Your task is to retype each line of the data below exactly.

• _Data_:
-- START --

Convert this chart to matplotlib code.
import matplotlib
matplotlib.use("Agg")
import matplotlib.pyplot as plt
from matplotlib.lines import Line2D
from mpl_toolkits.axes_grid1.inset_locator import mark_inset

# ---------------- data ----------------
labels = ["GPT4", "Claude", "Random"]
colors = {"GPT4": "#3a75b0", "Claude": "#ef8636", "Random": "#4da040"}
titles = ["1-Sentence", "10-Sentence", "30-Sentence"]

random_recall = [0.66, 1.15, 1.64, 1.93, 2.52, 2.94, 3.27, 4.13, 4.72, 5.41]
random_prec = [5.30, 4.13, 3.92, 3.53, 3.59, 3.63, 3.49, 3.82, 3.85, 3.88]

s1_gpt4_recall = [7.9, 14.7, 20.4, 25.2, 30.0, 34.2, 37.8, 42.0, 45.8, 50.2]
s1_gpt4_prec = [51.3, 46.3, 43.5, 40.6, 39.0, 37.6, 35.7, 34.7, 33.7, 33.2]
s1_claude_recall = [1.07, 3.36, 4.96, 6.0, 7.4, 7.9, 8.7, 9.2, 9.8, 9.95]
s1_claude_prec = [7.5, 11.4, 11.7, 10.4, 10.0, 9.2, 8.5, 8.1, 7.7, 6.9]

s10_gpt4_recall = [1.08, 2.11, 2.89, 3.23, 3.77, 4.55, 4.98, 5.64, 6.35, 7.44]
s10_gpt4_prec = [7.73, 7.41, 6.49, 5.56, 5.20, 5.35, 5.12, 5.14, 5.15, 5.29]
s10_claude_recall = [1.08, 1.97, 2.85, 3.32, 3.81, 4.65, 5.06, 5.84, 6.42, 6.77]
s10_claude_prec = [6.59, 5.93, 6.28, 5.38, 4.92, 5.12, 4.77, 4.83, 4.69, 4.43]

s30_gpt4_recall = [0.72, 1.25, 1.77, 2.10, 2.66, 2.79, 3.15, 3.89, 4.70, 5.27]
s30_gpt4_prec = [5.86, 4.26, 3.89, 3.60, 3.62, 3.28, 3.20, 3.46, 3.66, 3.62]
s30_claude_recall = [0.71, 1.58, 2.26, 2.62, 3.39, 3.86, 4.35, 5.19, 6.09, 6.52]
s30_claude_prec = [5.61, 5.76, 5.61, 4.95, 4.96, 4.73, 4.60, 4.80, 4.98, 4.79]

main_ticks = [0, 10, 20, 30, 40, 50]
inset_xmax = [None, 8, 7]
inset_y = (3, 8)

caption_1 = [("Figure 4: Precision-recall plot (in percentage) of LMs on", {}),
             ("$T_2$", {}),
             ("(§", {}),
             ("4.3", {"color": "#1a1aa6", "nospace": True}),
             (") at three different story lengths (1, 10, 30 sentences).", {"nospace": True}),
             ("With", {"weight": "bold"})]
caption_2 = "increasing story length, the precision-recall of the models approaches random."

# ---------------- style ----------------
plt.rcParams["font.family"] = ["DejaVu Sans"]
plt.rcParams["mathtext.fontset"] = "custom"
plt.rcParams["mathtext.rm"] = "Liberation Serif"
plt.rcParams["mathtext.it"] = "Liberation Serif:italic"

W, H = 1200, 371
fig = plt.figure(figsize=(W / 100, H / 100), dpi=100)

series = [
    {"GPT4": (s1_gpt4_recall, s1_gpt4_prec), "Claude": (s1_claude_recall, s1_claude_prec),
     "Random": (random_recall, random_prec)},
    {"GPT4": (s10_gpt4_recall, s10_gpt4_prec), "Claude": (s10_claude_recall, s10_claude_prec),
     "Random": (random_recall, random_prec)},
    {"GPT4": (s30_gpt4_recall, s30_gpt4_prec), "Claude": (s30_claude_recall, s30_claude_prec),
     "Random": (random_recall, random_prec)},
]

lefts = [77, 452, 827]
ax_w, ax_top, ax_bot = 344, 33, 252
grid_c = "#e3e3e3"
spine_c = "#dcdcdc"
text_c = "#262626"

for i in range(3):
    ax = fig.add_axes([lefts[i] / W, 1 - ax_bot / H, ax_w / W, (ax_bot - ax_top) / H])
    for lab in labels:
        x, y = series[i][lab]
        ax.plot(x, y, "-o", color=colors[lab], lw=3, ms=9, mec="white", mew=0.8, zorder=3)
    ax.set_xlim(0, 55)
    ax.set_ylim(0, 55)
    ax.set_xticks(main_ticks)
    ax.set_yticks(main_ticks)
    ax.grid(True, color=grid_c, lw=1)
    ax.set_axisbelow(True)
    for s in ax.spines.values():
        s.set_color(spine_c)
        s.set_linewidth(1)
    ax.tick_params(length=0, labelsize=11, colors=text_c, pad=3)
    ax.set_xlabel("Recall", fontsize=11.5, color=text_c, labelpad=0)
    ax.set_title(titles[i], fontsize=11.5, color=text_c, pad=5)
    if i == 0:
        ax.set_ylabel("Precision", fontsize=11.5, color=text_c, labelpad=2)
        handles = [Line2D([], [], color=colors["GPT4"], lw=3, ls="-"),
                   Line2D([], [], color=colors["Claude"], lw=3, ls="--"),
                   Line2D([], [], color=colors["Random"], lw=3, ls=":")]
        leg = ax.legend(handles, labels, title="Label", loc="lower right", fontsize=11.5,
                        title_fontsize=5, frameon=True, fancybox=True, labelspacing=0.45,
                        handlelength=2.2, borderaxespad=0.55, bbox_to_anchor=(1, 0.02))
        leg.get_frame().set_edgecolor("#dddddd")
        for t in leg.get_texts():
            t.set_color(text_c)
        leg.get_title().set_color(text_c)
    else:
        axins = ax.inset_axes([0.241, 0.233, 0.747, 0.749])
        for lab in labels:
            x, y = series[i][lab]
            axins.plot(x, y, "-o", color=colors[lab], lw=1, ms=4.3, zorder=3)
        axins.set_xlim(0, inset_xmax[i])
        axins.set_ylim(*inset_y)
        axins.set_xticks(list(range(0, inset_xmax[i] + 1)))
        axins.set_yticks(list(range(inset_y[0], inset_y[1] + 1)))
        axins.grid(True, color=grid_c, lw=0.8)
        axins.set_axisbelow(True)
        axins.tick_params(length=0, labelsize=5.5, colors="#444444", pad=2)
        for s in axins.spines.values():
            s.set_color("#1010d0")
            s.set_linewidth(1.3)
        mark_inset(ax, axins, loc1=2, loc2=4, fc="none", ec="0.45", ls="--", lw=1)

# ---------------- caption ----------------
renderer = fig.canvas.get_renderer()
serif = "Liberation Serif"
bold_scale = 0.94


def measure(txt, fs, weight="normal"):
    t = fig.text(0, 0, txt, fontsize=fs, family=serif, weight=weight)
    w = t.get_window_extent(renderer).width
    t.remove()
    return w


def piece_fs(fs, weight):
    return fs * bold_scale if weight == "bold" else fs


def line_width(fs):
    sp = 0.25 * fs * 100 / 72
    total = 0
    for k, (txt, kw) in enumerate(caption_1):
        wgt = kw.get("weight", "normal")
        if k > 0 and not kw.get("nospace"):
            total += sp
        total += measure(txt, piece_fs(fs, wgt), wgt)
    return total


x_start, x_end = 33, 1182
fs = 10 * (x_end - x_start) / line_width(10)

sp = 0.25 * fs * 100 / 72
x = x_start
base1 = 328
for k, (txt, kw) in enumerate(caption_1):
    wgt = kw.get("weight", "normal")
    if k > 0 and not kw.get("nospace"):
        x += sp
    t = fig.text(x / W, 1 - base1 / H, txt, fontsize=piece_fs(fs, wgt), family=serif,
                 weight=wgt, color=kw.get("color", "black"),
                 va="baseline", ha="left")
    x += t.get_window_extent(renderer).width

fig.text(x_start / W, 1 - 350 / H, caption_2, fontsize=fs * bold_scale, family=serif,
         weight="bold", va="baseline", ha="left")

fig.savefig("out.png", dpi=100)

-- END --

• _Finished answer_:
Convert this chart to matplotlib code.
import matplotlib
matplotlib.use("Agg")
import matplotlib.pyplot as plt
from matplotlib.lines import Line2D
from mpl_toolkits.axes_grid1.inset_locator import mark_inset

# ---------------- data ----------------
labels = ["GPT4", "Claude", "Random"]
colors = {"GPT4": "#3a75b0", "Claude": "#ef8636", "Random": "#4da040"}
titles = ["1-Sentence", "10-Sentence", "30-Sentence"]

random_recall = [0.66, 1.15, 1.64, 1.93, 2.52, 2.94, 3.27, 4.13, 4.72, 5.41]
random_prec = [5.30, 4.13, 3.92, 3.53, 3.59, 3.63, 3.49, 3.82, 3.85, 3.88]

s1_gpt4_recall = [7.9, 14.7, 20.4, 25.2, 30.0, 34.2, 37.8, 42.0, 45.8, 50.2]
s1_gpt4_prec = [51.3, 46.3, 43.5, 40.6, 39.0, 37.6, 35.7, 34.7, 33.7, 33.2]
s1_claude_recall = [1.07, 3.36, 4.96, 6.0, 7.4, 7.9, 8.7, 9.2, 9.8, 9.95]
s1_claude_prec = [7.5, 11.4, 11.7, 10.4, 10.0, 9.2, 8.5, 8.1, 7.7, 6.9]

s10_gpt4_recall = [1.08, 2.11, 2.89, 3.23, 3.77, 4.55, 4.98, 5.64, 6.35, 7.44]
s10_gpt4_prec = [7.73, 7.41, 6.49, 5.56, 5.20, 5.35, 5.12, 5.14, 5.15, 5.29]
s10_claude_recall = [1.08, 1.97, 2.85, 3.32, 3.81, 4.65, 5.06, 5.84, 6.42, 6.77]
s10_claude_prec = [6.59, 5.93, 6.28, 5.38, 4.92, 5.12, 4.77, 4.83, 4.69, 4.43]

s30_gpt4_recall = [0.72, 1.25, 1.77, 2.10, 2.66, 2.79, 3.15, 3.89, 4.70, 5.27]
s30_gpt4_prec = [5.86, 4.26, 3.89, 3.60, 3.62, 3.28, 3.20, 3.46, 3.66, 3.62]
s30_claude_recall = [0.71, 1.58, 2.26, 2.62, 3.39, 3.86, 4.35, 5.19, 6.09, 6.52]
s30_claude_prec = [5.61, 5.76, 5.61, 4.95, 4.96, 4.73, 4.60, 4.80, 4.98, 4.79]

main_ticks = [0, 10, 20, 30, 40, 50]
inset_xmax = [None, 8, 7]
inset_y = (3, 8)

caption_1 = [("Figure 4: Precision-recall plot (in percentage) of LMs on", {}),
             ("$T_2$", {}),
             ("(§", {}),
             ("4.3", {"color": "#1a1aa6", "nospace": True}),
             (") at three different story lengths (1, 10, 30 sentences).", {"nospace": True}),
             ("With", {"weight": "bold"})]
caption_2 = "increasing story length, the precision-recall of the models approaches random."

# ---------------- style ----------------
plt.rcParams["font.family"] = ["DejaVu Sans"]
plt.rcParams["mathtext.fontset"] = "custom"
plt.rcParams["mathtext.rm"] = "Liberation Serif"
plt.rcParams["mathtext.it"] = "Liberation Serif:italic"

W, H = 1200, 371
fig = plt.figure(figsize=(W / 100, H / 100), dpi=100)

series = [
    {"GPT4": (s1_gpt4_recall, s1_gpt4_prec), "Claude": (s1_claude_recall, s1_claude_prec),
     "Random": (random_recall, random_prec)},
    {"GPT4": (s10_gpt4_recall, s10_gpt4_prec), "Claude": (s10_claude_recall, s10_claude_prec),
     "Random": (random_recall, random_prec)},
    {"GPT4": (s30_gpt4_recall, s30_gpt4_prec), "Claude": (s30_claude_recall, s30_claude_prec),
     "Random": (random_recall, random_prec)},
]

lefts = [77, 452, 827]
ax_w, ax_top, ax_bot = 344, 33, 252
grid_c = "#e3e3e3"
spine_c = "#dcdcdc"
text_c = "#262626"

for i in range(3):
    ax = fig.add_axes([lefts[i] / W, 1 - ax_bot / H, ax_w / W, (ax_bot - ax_top) / H])
    for lab in labels:
        x, y = series[i][lab]
        ax.plot(x, y, "-o", color=colors[lab], lw=3, ms=9, mec="white", mew=0.8, zorder=3)
    ax.set_xlim(0, 55)
    ax.set_ylim(0, 55)
    ax.set_xticks(main_ticks)
    ax.set_yticks(main_ticks)
    ax.grid(True, color=grid_c, lw=1)
    ax.set_axisbelow(True)
    for s in ax.spines.values():
        s.set_color(spine_c)
        s.set_linewidth(1)
    ax.tick_params(length=0, labelsize=11, colors=text_c, pad=3)
    ax.set_xlabel("Recall", fontsize=11.5, color=text_c, labelpad=0)
    ax.set_title(titles[i], fontsize=11.5, color=text_c, pad=5)
    if i == 0:
        ax.set_ylabel("Precision", fontsize=11.5, color=text_c, labelpad=2)
        handles = [Line2D([], [], color=colors["GPT4"], lw=3, ls="-"),
                   Line2D([], [], color=colors["Claude"], lw=3, ls="--"),
                   Line2D([], [], color=colors["Random"], lw=3, ls=":")]
        leg = ax.legend(handles, labels, title="Label", loc="lower right", fontsize=11.5,
                        title_fontsize=5, frameon=True, fancybox=True, labelspacing=0.45,
                        handlelength=2.2, borderaxespad=0.55, bbox_to_anchor=(1, 0.02))
        leg.get_frame().set_edgecolor("#dddddd")
        for t in leg.get_texts():
            t.set_color(text_c)
        leg.get_title().set_color(text_c)
    else:
        axins = ax.inset_axes([0.241, 0.233, 0.747, 0.749])
        for lab in labels:
            x, y = series[i][lab]
            axins.plot(x, y, "-o", color=colors[lab], lw=1, ms=4.3, zorder=3)
        axins.set_xlim(0, inset_xmax[i])
        axins.set_ylim(*inset_y)
        axins.set_xticks(list(range(0, inset_xmax[i] + 1)))
        axins.set_yticks(list(range(inset_y[0], inset_y[1] + 1)))
        axins.grid(True, color=grid_c, lw=0.8)
        axins.set_axisbelow(True)
        axins.tick_params(length=0, labelsize=5.5, colors="#444444", pad=2)
        for s in axins.spines.values():
            s.set_color("#1010d0")
            s.set_linewidth(1.3)
        mark_inset(ax, axins, loc1=2, loc2=4, fc="none", ec="0.45", ls="--", lw=1)

# ---------------- caption ----------------
renderer = fig.canvas.get_renderer()
serif = "Liberation Serif"
bold_scale = 0.94


def measure(txt, fs, weight="normal"):
    t = fig.text(0, 0, txt, fontsize=fs, family=serif, weight=weight)
    w = t.get_window_extent(renderer).width
    t.remove()
    return w


def piece_fs(fs, weight):
    return fs * bold_scale if weight == "bold" else fs


def line_width(fs):
    sp = 0.25 * fs * 100 / 72
    total = 0
    for k, (txt, kw) in enumerate(caption_1):
        wgt = kw.get("weight", "normal")
        if k > 0 and not kw.get("nospace"):
            total += sp
        total += measure(txt, piece_fs(fs, wgt), wgt)
    return total


x_start, x_end = 33, 1182
fs = 10 * (x_end - x_start) / line_width(10)

sp = 0.25 * fs * 100 / 72
x = x_start
base1 = 328
for k, (txt, kw) in enumerate(caption_1):
    wgt = kw.get("weight", "normal")
    if k > 0 and not kw.get("nospace"):
        x += sp
    t = fig.text(x / W, 1 - base1 / H, txt, fontsize=piece_fs(fs, wgt), family=serif,
                 weight=wgt, color=kw.get("color", "black"),
                 va="baseline", ha="left")
    x += t.get_window_extent(renderer).width

fig.text(x_start / W, 1 - 350 / H, caption_2, fontsize=fs * bold_scale, family=serif,
         weight="bold", va="baseline", ha="left")

fig.savefig("out.png", dpi=100)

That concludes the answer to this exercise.